In some states, when a couple enters into divorce, the court may award “alimony,” or spousal support, to one of the former spouses for the express purpose of limiting any unfair economic effects by providing a continuing income to the spouse. The purpose is to help that spouse continue the “standard of living” they had during the marriage.

The idea of “maintaining a standard of living,” has become a foundational bedrock in our society today. Americans, in general, have come to believe they are “entitled” to a certain type of house, car, and general lifestyle which includes NOT just the very basic necessities of living such as food, running water and electricity, but also the latest mobile phone, computer, and Internet connection. Really, what would be the point of living if you didn’t have access to Facebook every two minutes?

One of the charts that are often bantered about in the media is the increasing prosperity of the average American as witnessed by the following chart.

But, like most data extracted from the Federal Reserve, you have to dig behind the numbers to reveal the true story.

So let’s do that, shall we?

In America, the problem of maintaining the basic lifestyle is becoming ever more problematic as shown in an updated 2015 Pew Research study.

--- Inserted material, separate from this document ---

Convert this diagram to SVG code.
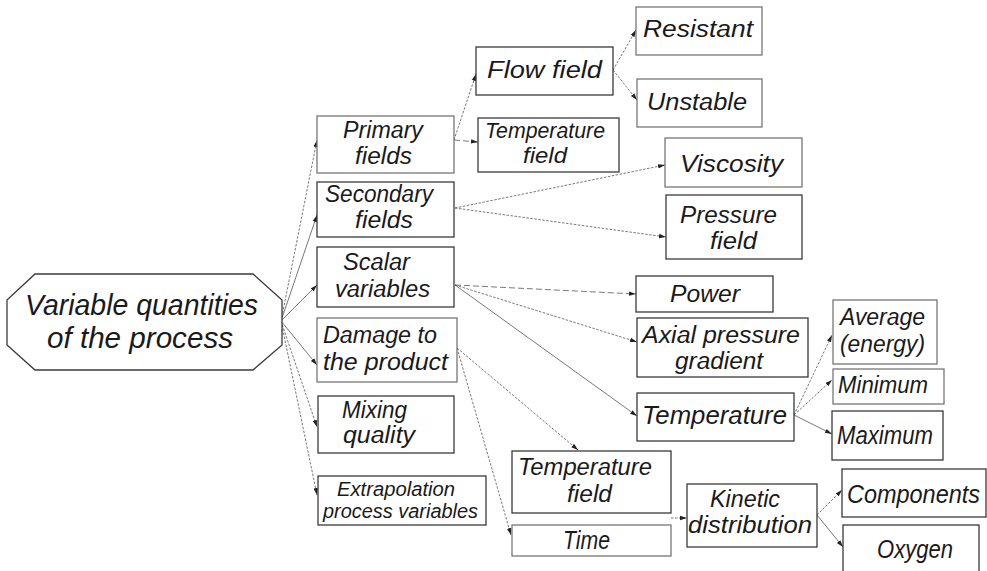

In the U.S., the poverty line in 2011 was $15.77 per day per capita for a household with four people (the precise poverty line varies by household size and composition). The poverty line is defined as the income three times the cost of an economy food plan as determined by the U.S. Department of Agriculture (Orshansky, 1965). In July 2011, the daily per capita cost of the USDA’s thrifty food plan was $5.07 for a family of four with two children ages 6-8 and 9-11 years.”